Copy out exactly the lines spanning the line with "What Chart.js code" to the line with "0.735, 0.76, 0.77];", inclusive, from the data underneath, with no pictures.

(Dataset records):
+---+
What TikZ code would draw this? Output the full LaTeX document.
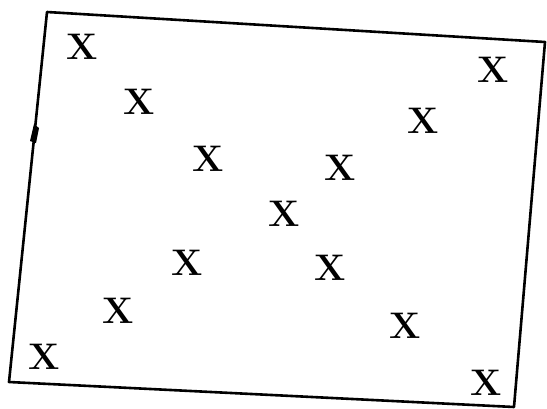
\documentclass[tikz,border=0pt]{standalone}
\usepackage{tikz}
\usetikzlibrary{positioning}
\tikzset{
  mark x/.style={inner sep=0pt, font=\fontsize{37}{37}\selectfont\bfseries},
  frame line/.style={line width=2.6pt, line join=round}
}
\begin{document}
\begin{tikzpicture}[x=1pt, y=-1pt]
  \useasboundingbox (0,0) rectangle (547,408);
  % Frame corners
  \coordinate (tl) at (47,12);
  \coordinate (tr) at (545,42);
  \coordinate (br) at (514,407);
  \coordinate (bl) at (9,382);
  \draw[frame line] (tl) -- (tr) -- (br) -- (bl) -- cycle;
  % Small kink on the left side
  \fill (34,124) -- (39,128) -- (36,143) -- (30,141) -- cycle;
  % Marks
  \node[mark x] (x1) at (82,47) {X};
  \node[mark x] (x2) at (493,70) {X};
  \node[mark x] (x3) at (139,102) {X};
  \node[mark x] (x4) at (423,121) {X};
  \node[mark x] (x5) at (208,159) {X};
  \node[mark x] (x6) at (340,168) {X};
  \node[mark x] (x7) at (284,214) {X};
  \node[mark x] (x8) at (187,263) {X};
  \node[mark x] (x9) at (330,268) {X};
  \node[mark x] (x10) at (118,311) {X};
  \node[mark x] (x11) at (405,326) {X};
  \node[mark x] (x12) at (44,357) {X};
  \node[mark x] (x13) at (486,383) {X};
\end{tikzpicture}
\end{document}
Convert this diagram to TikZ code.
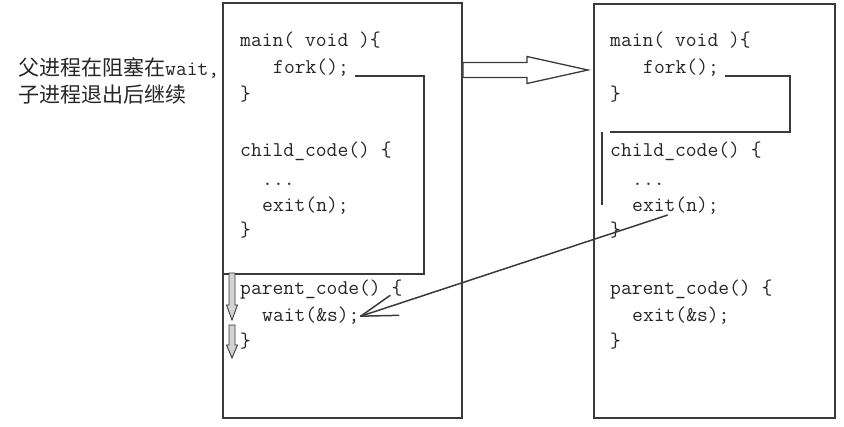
\documentclass[tikz,border=0pt]{standalone}
\usepackage{fontspec}
\newfontfamily\cjk{Noto Sans CJK SC}
\usetikzlibrary{arrows.meta,positioning,calc}
\definecolor{inkgray}{HTML}{3A3A3A}
\definecolor{codeink}{HTML}{262626}

\tikzset{
  progbox/.style={draw=inkgray,line width=1.8pt,inner sep=0pt},
  code/.style={anchor=base west,inner sep=0pt,text=codeink,font=\fontsize{21}{27}\selectfont\ttfamily},
  note/.style={anchor=base west,inner sep=0pt,text=codeink,font=\fontsize{21}{27}\selectfont\cjk},
  bracket/.style={draw=inkgray,line width=2.6pt},
  hollowarrow/.style={draw=inkgray,line width=1.3pt,fill=white,line join=miter},
  callline/.style={draw=inkgray,line width=1.5pt,line cap=round,line join=round},
  downmark/.style={draw=inkgray,line width=0.9pt,fill=gray!35}
}

\begin{document}
\begin{tikzpicture}[x=1pt,y=-1pt]
  \useasboundingbox (0,0) rectangle (844,427);

  % the two program copies
  \node[progbox,minimum width=239pt,minimum height=415pt] (lbox) at (342.5,210.5) {};
  \node[progbox,minimum width=241pt,minimum height=414pt] (rbox) at (714.5,211) {};

  % note on the left
  \node[note] (note1) at (18,75.5) {父进程在阻塞在{\ttfamily wait,}};
  \node[note] (note2) at (18,102.5) {子进程退出后继续};

  % code, parent copy
  \node[code] (lmain) at (240,47) {main( void )\{};
  \node[code] (lfork) at (273,74) {fork();};
  \node[code] (lmainend) at (240,101) {\}};
  \node[code] (lchild) at (240,157) {child\_code() \{};
  \node[code] (ldots) at (262,186) {...};
  \node[code] (lexit) at (262,212) {exit(n);};
  \node[code] (lchildend) at (240,237) {\}};
  \node[code] (lparent) at (240,295) {parent\_code() \{};
  \node[code] (lwait) at (262,322) {wait(\&s);};
  \node[code] (lparentend) at (240,348) {\}};

  % code, child copy
  \node[code] (rmain) at (610,47) {main( void )\{};
  \node[code] (rfork) at (643,74) {fork();};
  \node[code] (rmainend) at (610,101) {\}};
  \node[code] (rchild) at (610,157) {child\_code() \{};
  \node[code] (rdots) at (632,186) {...};
  \node[code] (rexit) at (632,212) {exit(n);};
  \node[code] (rchildend) at (610,237) {\}};
  \node[code] (rparent) at (610,295) {parent\_code() \{};
  \node[code] (rexits) at (632,322) {exit(\&s);};
  \node[code] (rparentend) at (610,348) {\}};

  % brackets after fork()
  \draw[bracket] ([shift={(6pt,-2pt)}]lfork.base east) -- (424,76) -- (424,274) -- (lbox.west |- 0,274);
  \draw[bracket] ([shift={(6pt,-2pt)}]rfork.base east) -- (790,76) -- (790,132) -- (610,132);
  \draw[bracket] (602,132) -- (602,205);

  % hollow arrow between the copies
  \coordinate (arrowtip) at (588,70);
  \coordinate (arrowtail) at (lbox.east |- arrowtip);
  \draw[hollowarrow] ($(arrowtail)+(0,-7.5)$) -- ++(64,0) -- ++(0,-6) -- (arrowtip)
    -- ($(arrowtail)+(64,13.5)$) -- ++(0,-6) -- ($(arrowtail)+(0,7.5)$) -- cycle;

  % exit wakes the waiting parent
  \coordinate (callstart) at ([xshift=-8pt]rexit.south);
  \coordinate (calltip) at ([xshift=1pt]lwait.east);
  \draw[callline] (callstart) -- (calltip);
  \draw[callline] ($(calltip)!36pt!17:(callstart)$) -- (calltip) -- ($(calltip)!38pt!-17:(callstart)$);

  % blocked markers
  \foreach \top/\neck/\bot in {273/305/320,325/345/358}
    \draw[downmark] (229,\top) -- (235,\top) -- (235,\neck) -- (237.5,\neck)
      -- (232,\bot) -- (226.5,\neck) -- (229,\neck) -- cycle;
\end{tikzpicture}
\end{document}
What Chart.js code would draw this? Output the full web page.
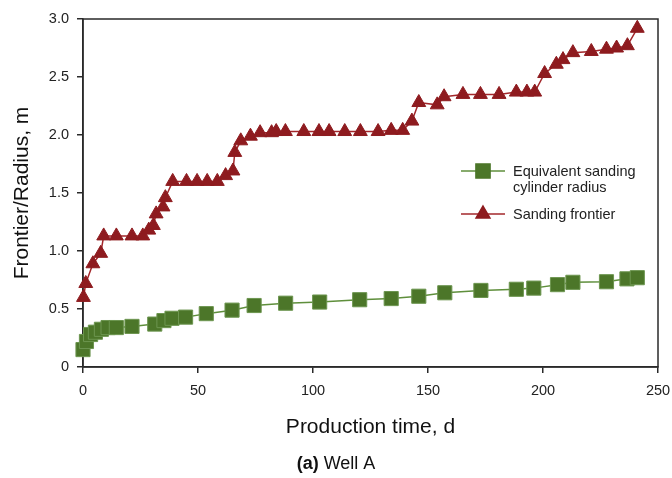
<!DOCTYPE html>
<html>
<head>
<meta charset="utf-8">
<script src="https://cdn.jsdelivr.net/npm/chart.js@4/dist/chart.umd.min.js"></script>
<style>
  html, body { margin: 0; padding: 0; background: #fff; }
  #box { position: relative; width: 672px; height: 478px; }
</style>
</head>
<body>
<div id="box"><canvas id="grafico" width="672" height="478"></canvas></div>
<script>
// Dados
const tempoRaio = [0, 1.5, 3.3, 5.4, 8, 10.9, 14.5, 21.3, 31.2, 35.2, 38.7, 44.6, 53.6, 64.8, 74.4, 88.1, 102.9, 120.3, 134, 146, 157.3, 173, 188.4, 196, 206.3, 213, 227.6, 236.5, 241];
const valoresRaio = [0.15, 0.22, 0.28, 0.30, 0.325, 0.34, 0.34, 0.35, 0.37, 0.40, 0.42, 0.43, 0.46, 0.49, 0.53, 0.55, 0.56, 0.58, 0.59, 0.61, 0.64, 0.66, 0.67, 0.68, 0.71, 0.73, 0.735, 0.76, 0.77];

const tempoFrente = [0.2, 1.2, 4.3, 7.7, 9, 14.5, 21.3, 26, 28.6, 30.6, 31.8, 34.8, 35.8, 39, 45, 49.6, 54, 58.4, 62, 65.2, 66, 68.6, 72.8, 77, 82, 84, 88, 96, 102.6, 107, 113.8, 120.6, 128.3, 134, 139, 143, 146, 154, 157, 165.2, 172.8, 180.9, 188.4, 193, 196.4, 200.7, 205.8, 208.7, 213, 221, 227.6, 232, 236.7, 241];
const valoresFrente = [0.60, 0.72, 0.89, 0.98, 1.13, 1.13, 1.13, 1.13, 1.18, 1.22, 1.32, 1.38, 1.46, 1.60, 1.60, 1.60, 1.60, 1.60, 1.65, 1.69, 1.85, 1.95, 1.99, 2.02, 2.02, 2.03, 2.03, 2.03, 2.03, 2.03, 2.03, 2.03, 2.03, 2.04, 2.04, 2.12, 2.28, 2.26, 2.33, 2.35, 2.35, 2.35, 2.37, 2.37, 2.37, 2.53, 2.61, 2.65, 2.71, 2.72, 2.74, 2.75, 2.77, 2.92];

const nomesSeries = ["Equivalent sanding\ncylinder radius", "Sanding frontier"];
const ticksX = [0, 50, 100, 150, 200, 250];
const ticksY = [0, 0.5, 1.0, 1.5, 2.0, 2.5, 3.0];

const FONTE = "'Liberation Sans', Arial, sans-serif";
const VERDE = '#4c7629';
const VERDE_LINHA = '#5f8f3c';
const VERMELHO = '#8e1b1f';
const VERMELHO_LINHA = '#a3272b';

function pontos(xs, ys) {
    return xs.map((x, i) => ({ x: x, y: ys[i] }));
}

// Moldura, legenda e legenda da figura
const extras = {
    id: 'extras',
    beforeDatasetsDraw(chart) {
        const ctx = chart.ctx;
        const area = chart.chartArea;
        ctx.save();
        ctx.strokeStyle = '#2a2a2a';
        ctx.lineWidth = 1.5;
        ctx.strokeRect(area.left, area.top, area.right - area.left, area.bottom - area.top);
        ctx.restore();
    },
    afterDraw(chart) {
        const ctx = chart.ctx;
        ctx.save();

        // legenda
        const itens = [
            { y: 171, cor: VERDE_LINHA, marca: 'rect', raio: 10, fundo: VERDE, linhas: nomesSeries[0].split('\n') },
            { y: 214, cor: VERMELHO_LINHA, marca: 'triangle', raio: 8, fundo: VERMELHO, linhas: [nomesSeries[1]] }
        ];
        itens.forEach(item => {
            ctx.strokeStyle = item.cor;
            ctx.lineWidth = 1.5;
            ctx.beginPath();
            ctx.moveTo(461, item.y);
            ctx.lineTo(505, item.y);
            ctx.stroke();
            ctx.fillStyle = item.fundo;
            ctx.strokeStyle = item.fundo;
            Chart.helpers.drawPoint(ctx, { pointStyle: item.marca, radius: item.raio, borderWidth: 1, rotation: 0 }, 483, item.y);
            ctx.fillStyle = '#222';
            ctx.font = '14.5px ' + FONTE;
            ctx.textAlign = 'left';
            ctx.textBaseline = 'middle';
            item.linhas.forEach((t, i) => ctx.fillText(t, 513, item.y + 1 + i * 16));
        });

        // (a) Well A
        ctx.textBaseline = 'middle';
        ctx.textAlign = 'left';
        ctx.fillStyle = '#111';
        ctx.font = 'bold 18px ' + FONTE;
        const parte1 = '(a)';
        const parte2 = ' Well A';
        const w1 = ctx.measureText(parte1).width;
        ctx.font = '18px ' + FONTE;
        const w2 = ctx.measureText(parte2).width;
        const x0 = 336 - (w1 + w2) / 2;
        ctx.font = 'bold 18px ' + FONTE;
        ctx.fillText(parte1, x0, 464);
        ctx.font = '18px ' + FONTE;
        ctx.fillText(parte2, x0 + w1, 464);
        ctx.restore();
    }
};

new Chart(document.getElementById('grafico'), {
    type: 'scatter',
    data: {
        datasets: [
            {
                label: nomesSeries[0],
                data: pontos(tempoRaio, valoresRaio),
                showLine: true,
                clip: false,
                borderColor: VERDE_LINHA,
                borderWidth: 1.5,
                pointStyle: 'rect',
                pointRadius: 10,
                pointBackgroundColor: VERDE,
                pointBorderColor: '#6d9650',
                pointBorderWidth: 1
            },
            {
                label: nomesSeries[1],
                data: pontos(tempoFrente, valoresFrente),
                showLine: true,
                clip: false,
                borderColor: VERMELHO_LINHA,
                borderWidth: 1.5,
                pointStyle: 'triangle',
                pointRadius: 8,
                pointBackgroundColor: VERMELHO,
                pointBorderColor: VERMELHO,
                pointBorderWidth: 1
            }
        ]
    },
    options: {
        responsive: false,
        animation: false,
        layout: { padding: { top: 19, right: 14, bottom: 0, left: 0 } },
        plugins: { legend: { display: false }, tooltip: { enabled: false } },
        scales: {
            x: {
                type: 'linear',
                min: 0,
                max: 250,
                afterBuildTicks: scale => { scale.ticks = ticksX.map(v => ({ value: v })); },
                afterFit: scale => {
                    scale.height = 111;
                    scale.paddingLeft = 0;
                    scale.paddingRight = 0;
                },
                grid: { drawOnChartArea: false, drawTicks: true, tickLength: 6, color: '#2a2a2a', lineWidth: 1.5 },
                border: { color: '#2a2a2a', width: 1.5 },
                ticks: { color: '#222', padding: 9, font: { family: FONTE, size: 14.5 } },
                title: {
                    display: true,
                    text: 'Production time, d',
                    color: '#111',
                    font: { family: FONTE, size: 21 },
                    padding: { top: 0, bottom: 38 }
                }
            },
            y: {
                min: 0,
                max: 3,
                afterBuildTicks: scale => { scale.ticks = ticksY.map(v => ({ value: v })); },
                afterFit: scale => {
                    scale.width = 83;
                    scale.paddingTop = 0;
                    scale.paddingBottom = 0;
                },
                grid: { drawOnChartArea: false, drawTicks: true, tickLength: 6, color: '#2a2a2a', lineWidth: 1.5 },
                border: { color: '#2a2a2a', width: 1.5 },
                ticks: {
                    color: '#222',
                    padding: 8,
                    font: { family: FONTE, size: 14.5 },
                    callback: v => v === 0 ? '0' : v.toFixed(1)
                },
                title: {
                    display: true,
                    text: 'Frontier/Radius, m',
                    color: '#111',
                    font: { family: FONTE, size: 21 },
                    padding: { top: 10, bottom: 0 }
                }
            }
        }
    },
    plugins: [extras]
});
</script>
</body>
</html>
+---+
(Solution to this exercise):
What Chart.js code would draw this? Output the full web page.
<!DOCTYPE html>
<html>
<head>
<meta charset="utf-8">
<script src="https://cdn.jsdelivr.net/npm/chart.js@4/dist/chart.umd.min.js"></script>
<style>
  html, body { margin: 0; padding: 0; background: #fff; }
  #box { position: relative; width: 672px; height: 478px; }
</style>
</head>
<body>
<div id="box"><canvas id="grafico" width="672" height="478"></canvas></div>
<script>
// Dados
const tempoRaio = [0, 1.5, 3.3, 5.4, 8, 10.9, 14.5, 21.3, 31.2, 35.2, 38.7, 44.6, 53.6, 64.8, 74.4, 88.1, 102.9, 120.3, 134, 146, 157.3, 173, 188.4, 196, 206.3, 213, 227.6, 236.5, 241];
const valoresRaio = [0.15, 0.22, 0.28, 0.30, 0.325, 0.34, 0.34, 0.35, 0.37, 0.40, 0.42, 0.43, 0.46, 0.49, 0.53, 0.55, 0.56, 0.58, 0.59, 0.61, 0.64, 0.66, 0.67, 0.68, 0.71, 0.73, 0.735, 0.76, 0.77];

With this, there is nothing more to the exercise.